Vous parlez des paroisses : quand un prêtre reçoit la fonction de curé, il est confronté au management. Or tous les prêtres n’ont pas les qualités ni la formation d’un manager. Or, avec la raréfaction des prêtres, tout prêtre devient curé. Ce modèle est-il tenable dans la durée ?

De toutes les façons nous aurons toujours besoin de prêtres pasteurs, cette mission de rassembleurs. Les prêtres sont les collaborateurs de l’évêque mais au fond, ils ont la même mission : celle de pasteurs, d’envoi permanent en mission. Ils ne sont pas des managers, mais il leur faut s’entourer de managers, de personnes compétentes dans l’organisation. Cela fait partie des réformes à faire dans les paroisses.

Le prêtre est d’abord un pasteur. Au cœur de sa vie, il y a l’eucharistie, qui participe à sa sainteté. Quelles spécificités la célébration de l’eucharistie confère-t-elle au prêtre ?

C’est d’abord un service, un ministère : il est au service du don de Dieu. L’onction du baptême, l’onction de la confirmation, c’est sur le front. Mais l’onction du saint-chrême sur le prêtre, c’est sur ses mains. Ses mains deviennent l’instrument de sanctification par les sacrements. Le rôle du prêtre est d’abord un service du peuple de Dieu. Dieu se donne à travers le ministère du prêtre. Mais quand il célèbre l’eucharistie, c’est-à-dire l’offrande du peuple, l’offrande de toutes les activités humaines, l’offrande de l’univers entier, et bien il s’offre lui-même sur l’autel, à la consécration, au don du Saint-Esprit. Quand il prononce ces paroles « voici le corps livré, voici le sang versé », c’est bien-sûr le corps et le sang du Christ, mais c’est aussi lui-même qui s’offre, en quelques sortes, en sacrifice. Voilà pourquoi la célébration de l’eucharistie est pour le prêtre un grand chemin de sanctification.
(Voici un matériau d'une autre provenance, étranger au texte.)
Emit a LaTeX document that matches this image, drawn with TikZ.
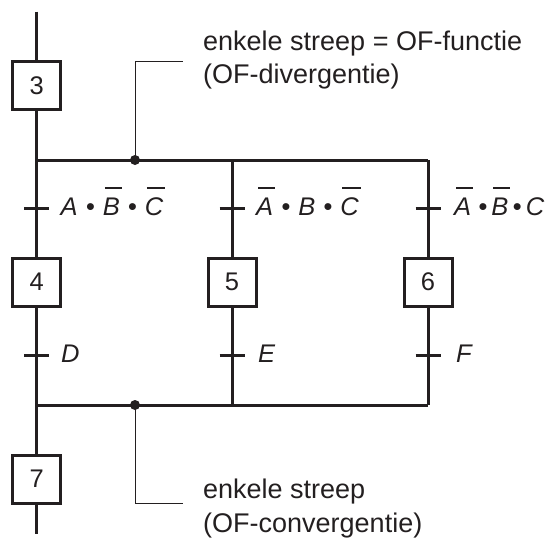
\documentclass[tikz,border=0pt]{standalone}
\usepackage{fontspec}
\setmainfont{Liberation Sans}
\definecolor{ink}{HTML}{231F20}
\newcommand\negt[1]{\leavevmode\setbox0\hbox{#1}%
  \rlap{\kern2pt\raise\dimexpr\ht0+8pt\relax\hbox{\vrule height 2pt depth 0pt width \wd0}}\box0\relax}
\newcommand\dotop{\kern1pt\textbullet\kern1pt}
\begin{document}
\begin{tikzpicture}[x=1pt,y=-1pt,
  line/.style={draw=ink, line width=3pt},
  lead/.style={draw=ink, line width=1pt},
  stepbox/.style={draw=ink, line width=3pt, minimum size=48pt, inner sep=0pt,
    font=\fontsize{25.5}{30}\selectfont, text=ink},
  cond/.style={anchor=base west, inner sep=0pt,
    font=\fontsize{25.5}{30}\selectfont\itshape, text=ink},
  note/.style={anchor=base west, inner sep=0pt,
    font=\fontsize{27}{33}\selectfont, text=ink}]
\useasboundingbox (0,0) rectangle (548,546);

% steps
\node[stepbox] (s3) at (36.7,85.5) {3};
\node[stepbox] (s4) at (36.7,282) {4};
\node[stepbox] (s5) at (232,282) {5};
\node[stepbox] (s6) at (428,282) {6};
\node[stepbox] (s7) at (36.7,479) {7};

% junction coordinates
\coordinate (top) at (36.7,11.5);
\coordinate (bot) at (36.7,534);
\coordinate (dL) at (36.7,160);
\coordinate (dM) at (232,160);
\coordinate (dR) at (428,160);
\coordinate (cL) at (36.7,405);
\coordinate (cM) at (232,405);
\coordinate (cR) at (428,405);
\coordinate (t1) at (36.7,208.3);
\coordinate (t2) at (232,208.3);
\coordinate (t3) at (428,208.3);
\coordinate (t4) at (36.7,355);
\coordinate (t5) at (232,355);
\coordinate (t6) at (428,355);
\coordinate (dot1) at (135,160);
\coordinate (dot2) at (135,405);
\coordinate (l1) at (183,61);
\coordinate (l2) at (183,503);

% main lines
\draw[line] (top) -- (s3.north);
\draw[line] (s3.south) -- (dL);
\draw[line] (dL) -- (dR);
\draw[line] (dL) -- (s4.north);
\draw[line] (dM) -- (s5.north);
\draw[line] (dR) -- (s6.north);
\draw[line] (s4.south) -- (cL);
\draw[line] (s5.south) -- (cM);
\draw[line] (s6.south) -- (cR);
\draw[line] (cL) -- (cR);
\draw[line] (cL) -- (s7.north);
\draw[line] (s7.south) -- (bot);

% transition ticks
\foreach \t in {t1,t2,t3,t4,t5,t6}
  \draw[line] (\t) ++(-12.5,0) -- ++(25,0);

% dots and leaders
\fill[ink] (dot1) circle (5);
\fill[ink] (dot2) circle (5);
\draw[lead] (dot1) |- (l1);
\draw[lead] (dot2) |- (l2);

% transition conditions
\node[cond] (c1) at (60.5,215) {A \dotop\ \negt{B} \dotop\ \negt{C}};
\node[cond] (c2) at (256,215) {\negt{A} \dotop\ B \dotop\ \negt{C}};
\node[cond] (c3) at (454,215) {\negt{A} \textbullet\,\negt{B}\,\textbullet\,C};
\node[cond] (c4) at (61,362) {D};
\node[cond] (c5) at (258,362) {E};
\node[cond] (c6) at (456,362) {F};

% notes
\node[note] (n1) at (203,50) {enkele streep = OF-functie};
\node[note] (n2) at (203,83) {(OF-divergentie)};
\node[note] (n3) at (203,498) {enkele streep};
\node[note] (n4) at (203,532) {(OF-convergentie)};
\end{tikzpicture}
\end{document}
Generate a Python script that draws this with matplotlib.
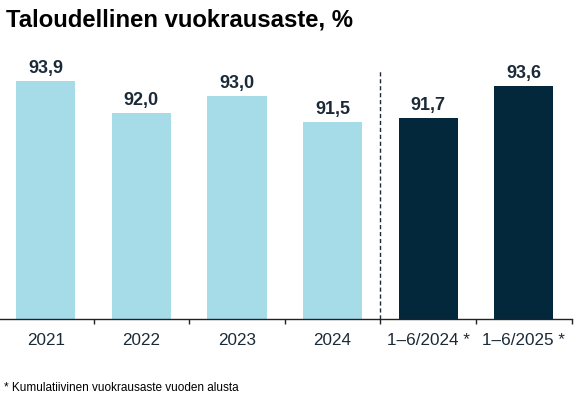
import matplotlib
matplotlib.use("Agg")
import matplotlib.pyplot as plt
import numpy as np

categories = ["2021", "2022", "2023", "2024", "1–6/2024 *", "1–6/2025 *"]
values = [93.9, 92.0, 93.0, 91.5, 91.7, 93.6]
labels = ["93,9", "92,0", "93,0", "91,5", "91,7", "93,6"]
light = "#a6dbe8"
dark = "#03283c"
colors = [light, light, light, light, dark, dark]
text_color = "#1b2a38"

plt.rcParams['font.family'] = ['Liberation Sans', 'DejaVu Sans']

W, H = 578, 399
fig = plt.figure(figsize=(W/100, H/100), dpi=100)
ax_bottom_px = 319.3
ax_top_px = 60
ax = fig.add_axes([-2/W, (H - ax_bottom_px)/H, 573.6/W, (ax_bottom_px - ax_top_px)/H])
x = np.arange(len(categories))
ax.bar(x, values, width=0.62, color=colors)
px_per_unit = 17.17
ax.set_ylim(80, 80 + (ax_bottom_px - ax_top_px)/px_per_unit)
ax.set_xlim(-0.5, 5.5)

for xi, v, lab in zip(x, values, labels):
    ax.annotate(lab, (xi, v), xytext=(0, 5.8), textcoords="offset points",
                ha="center", va="baseline", fontsize=13, fontweight="bold",
                color=text_color)

for s in ["top", "right", "left"]:
    ax.spines[s].set_visible(False)
ax.spines["bottom"].set_color("#222222")
ax.spines["bottom"].set_linewidth(1.0)
ax.set_yticks([])

ax.set_xticks(np.arange(0.5, 6.0, 1.0))
ax.set_xticklabels([])
ax.tick_params(axis="x", which="major", length=3.6, width=1.0, color="#222222")
ax.set_xticks(x, minor=True)
ax.set_xticklabels(categories, minor=True, fontsize=12.3, color=text_color)
ax.tick_params(axis="x", which="minor", length=0, pad=10)

ax.axvline(3.5, ymin=0, ymax=(ax_bottom_px - 70)/(ax_bottom_px - ax_top_px),
           color="#1b2a38", linestyle=(0, (3, 2)), linewidth=1.0)

fig.text(6/W, 1 - 26/H, "Taloudellinen vuokrausaste, %", fontsize=17.2,
         fontweight="bold", color="black", va="baseline", ha="left")
fig.text(4/W, 1 - 391/H, "* Kumulatiivinen vuokrausaste vuoden alusta",
         fontsize=8.5, color="black", va="baseline", ha="left")

fig.savefig("out.png", dpi=100)
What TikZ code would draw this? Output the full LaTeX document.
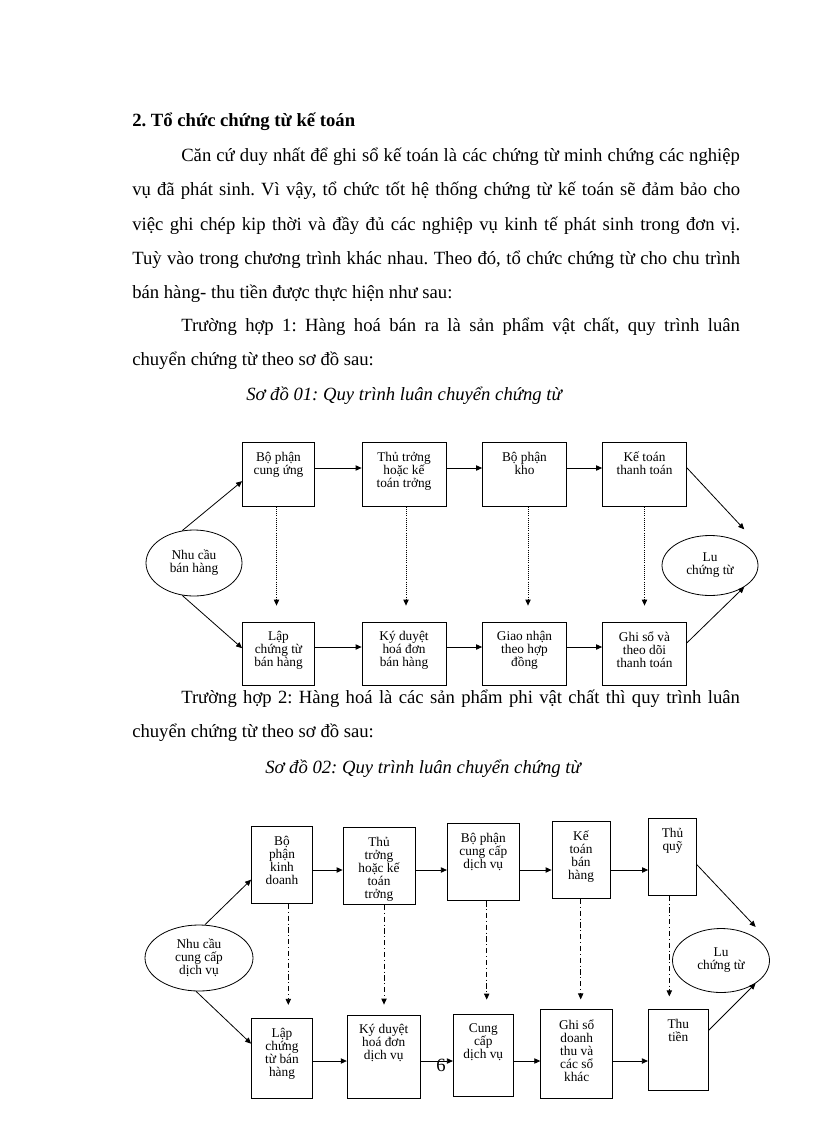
\documentclass[tikz,border=0pt]{standalone}
\usepackage{fontspec}
\setmainfont{Liberation Serif}
\frenchspacing
\usetikzlibrary{arrows.meta,shapes.geometric}
\tikzset{
  >={Triangle[length=4.5pt,width=4pt]},
  sz/.style 2 args={minimum width=#1*0.75pt, minimum height=#2*0.75pt},
  box/.style={draw, rectangle, line width=0.6pt, inner sep=0pt},
  oval/.style={draw, ellipse, line width=0.6pt, inner sep=0pt, align=center, font=\fontsize{10}{9.75}\selectfont},
  boxtext/.style={anchor=north, align=center, inner sep=0pt, yshift=-7.3pt, font=\fontsize{10}{9.75}\selectfont, execute at begin node={\rule{0pt}{10pt}}},
  flow/.style={->, line width=0.6pt},
  dotflow/.style={->, densely dotted, line width=0.6pt, shorten >=12pt},
  dashflow/.style={->, line width=0.6pt, dash pattern=on 4pt off 2pt on 0.8pt off 2pt},
  bodytext/.style={anchor=base west, inner sep=0pt, font=\fontsize{14}{16}\selectfont},
}
\begin{document}
\begin{tikzpicture}[x=0.75pt, y=-0.75pt]
\useasboundingbox[fill=white] (0,0) rectangle (816,1123);

% text above the diagrams
\node[bodytext, font=\fontsize{14}{16}\selectfont\bfseries] (head) at (132,126.7) {2. Tổ chức chứng từ kế toán};
\node[bodytext] (t1) at (181,161.7) {\makebox[419pt][s]{Căn cứ duy nhất để ghi sổ kế toán là các chứng từ minh chứng các nghiệp}};
\node[bodytext] (t2) at (132,195.7) {\makebox[456pt][s]{vụ đã phát sinh. Vì vậy, tổ chức tốt hệ thống chứng từ kế toán sẽ đảm bảo cho}};
\node[bodytext] (t3) at (132,230) {\makebox[456pt][s]{việc ghi chép kip thời và đầy đủ các nghiệp vụ kinh tế phát sinh trong đơn vị.}};
\node[bodytext] (t4) at (132,264.3) {\makebox[456pt][s]{Tuỳ vào trong chương trình khác nhau. Theo đó, tổ chức chứng từ cho chu trình}};
\node[bodytext] (t5) at (132,298.3) {bán hàng- thu tiền được thực hiện như sau:};
\node[bodytext] (t6) at (181,331.7) {\makebox[419pt][s]{Trường hợp 1: Hàng hoá bán ra là sản phẩm vật chất, quy trình luân}};
\node[bodytext] (t7) at (132,365) {chuyển chứng từ theo sơ đồ sau:};
\node[bodytext, font=\fontsize{14}{16}\selectfont\itshape] (cap1) at (246,400) {Sơ đồ 01: Quy trình luân chuyển chứng từ};

% so do 01
\node[box, sz={72}{64}, label={[boxtext]north:{Bộ phận\\cung ứng}}] (u1) at (278.5,474.5) {};
\node[box, sz={84}{64}, label={[boxtext]north:{Thủ trởng\\hoặc kế\\toán trởng}}] (u2) at (404,474.5) {};
\node[box, sz={84}{64}, label={[boxtext]north:{Bộ phận\\kho}}] (u3) at (524.5,474.5) {};
\node[box, sz={84}{64}, label={[boxtext]north:{Kế toán\\thanh toán}}] (u4) at (644.5,474.5) {};
\node[box, sz={72}{63}, label={[boxtext]north:{Lập\\chứng từ\\bán hàng}}] (l1) at (278.5,653.5) {};
\node[box, sz={84}{63}, label={[boxtext]north:{Ký duyệt\\hoá đơn\\bán hàng}}] (l2) at (404,653.5) {};
\node[box, sz={84}{63}, label={[boxtext]north:{Giao nhận\\theo hợp\\đồng}}] (l3) at (524.5,653.5) {};
\node[box, sz={84}{63}, label={[boxtext]north:{Ghi sổ và\\theo dõi\\thanh toán}}] (l4) at (644.5,653.5) {};
\node[oval, sz={96}{66}] (e1) at (194,563) {Nhu cầu\\bán hàng};
\node[oval, sz={96}{60}] (e2) at (710,565.5) {Lu\\chứng từ};

\coordinate (r1) at (0,468);
\coordinate (r2) at (0,647);
\foreach \a/\b in {u1/u2,u2/u3,u3/u4}
  \draw[flow] (\a.east |- r1) -- (\b.west |- r1);
\foreach \a/\b in {l1/l2,l2/l3,l3/l4}
  \draw[flow] (\a.east |- r2) -- (\b.west |- r2);
\foreach \a/\b/\dx in {u1/l1/-2,u2/l2/2,u3/l3/3.5,u4/l4/0}
  \draw[dotflow] ([xshift=\dx*0.75pt]\a.south) -- ([xshift=\dx*0.75pt]\a.south |- \b.north);
\draw[flow] (e1.110) -- ([yshift=-5pt]u1.west);
\draw[flow] (e1.250) -- ([yshift=4pt]l1.west);
\draw[flow] ([yshift=5pt]u4.east) -- ([yshift=11pt]e2.north east);
\draw[flow] ([yshift=8pt]l4.east) -- (e2.south east);

% text between the diagrams
\node[bodytext] (t8) at (181,703) {\makebox[419pt][s]{Trường hợp 2: Hàng hoá là các sản phẩm phi vật chất thì quy trình luân}};
\node[bodytext] (t9) at (132,737.7) {chuyển chứng từ theo sơ đồ sau:};
\node[bodytext, font=\fontsize{14}{16}\selectfont\itshape] (cap2) at (265,773) {Sơ đồ 02: Quy trình luân chuyển chứng từ};

% so do 02
\node[box, sz={61}{77}, label={[boxtext]north:{Bộ\\phận\\kinh\\doanh}}] (A) at (282,865) {};
\node[box, sz={72}{77}, label={[boxtext]north:{Thủ\\trởng\\hoặc kế\\toán\\trởng}}] (B) at (379,866) {};
\node[box, sz={72}{77}, label={[boxtext]north:{Bộ phận\\cung cấp\\dịch vụ}}] (C) at (483.3,862.3) {};
\node[box, sz={58}{77}, label={[boxtext]north:{Kế\\toán\\bán\\hàng}}] (D) at (581,860) {};
\node[box, sz={48}{77}, label={[boxtext]north:{Thủ\\quỹ}}] (E) at (672.5,856.7) {};
\node[box, sz={61}{80}, label={[boxtext]north:{Lập\\chứng\\từ bán\\hàng}}] (F) at (282,1058.3) {};
\node[box, sz={73}{83}, label={[boxtext]north:{Ký duyệt\\hoá đơn\\dịch vụ}}] (G) at (383.7,1056.5) {};
\node[box, sz={60}{82}, label={[boxtext]north:{Cung\\cấp\\dịch vụ}}] (H) at (483.3,1055) {};
\node[box, sz={72}{89}, label={[boxtext]north:{Ghi sổ\\doanh\\thu và\\các sổ\\khác}}] (I) at (576.7,1054.3) {};
\node[box, sz={60}{81}, label={[boxtext]north:{Thu\\tiền}}] (J) at (678.3,1050.3) {};
\node[oval, sz={108}{66}] (e3) at (199,958) {Nhu cầu\\cung cấp\\dịch vụ};
\node[oval, sz={97}{64}] (e4) at (721,960.5) {Lu\\chứng từ};

\coordinate (r3) at (0,870);
\coordinate (r4) at (0,1061);
\foreach \a/\b in {A/B,B/C,C/D,D/E}
  \draw[flow] (\a.east |- r3) -- (\b.west |- r3);
\foreach \a/\b in {F/G,G/H,H/I,I/J}
  \draw[flow] (\a.east |- r4) -- (\b.west |- r4);
\foreach \a/\b/\dx/\gap in {A/F/6.3/13,B/G/5/10,C/H/3.4/14,D/I/-0.3/10,E/J/-3.2/13}
  \draw[dashflow, shorten >=\gap*0.75pt] ([xshift=\dx*0.75pt]\a.south) -- ([xshift=\dx*0.75pt]\a.south |- \b.north);
\draw[flow] (e3.80) -- ([yshift=-11pt]A.west);
\draw[flow] (e3.265) -- ([yshift=11pt]F.west);
\draw[flow] ([yshift=-6pt]E.east) -- ([yshift=8pt]e4.north east);
\draw[flow] ([yshift=15pt]J.east) -- (e4.south east);

\node[bodytext] (pg) at (436,1071) {6};
\end{tikzpicture}
\end{document}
Et dans ma lettre aux prêtres, je cite les paroles de Jésus-Christ prononcées juste avant sa passion : « Père, je me sanctifie pour eux, pour qu’ils soient eux-mêmes sanctifiés ». La prière sacerdotale est aussi la prière du Christ : « je m’offre, je me sanctifie en m’offrant sur l’autel pour que mon peuple soit sanctifié ». C’est une mystique du prêtre.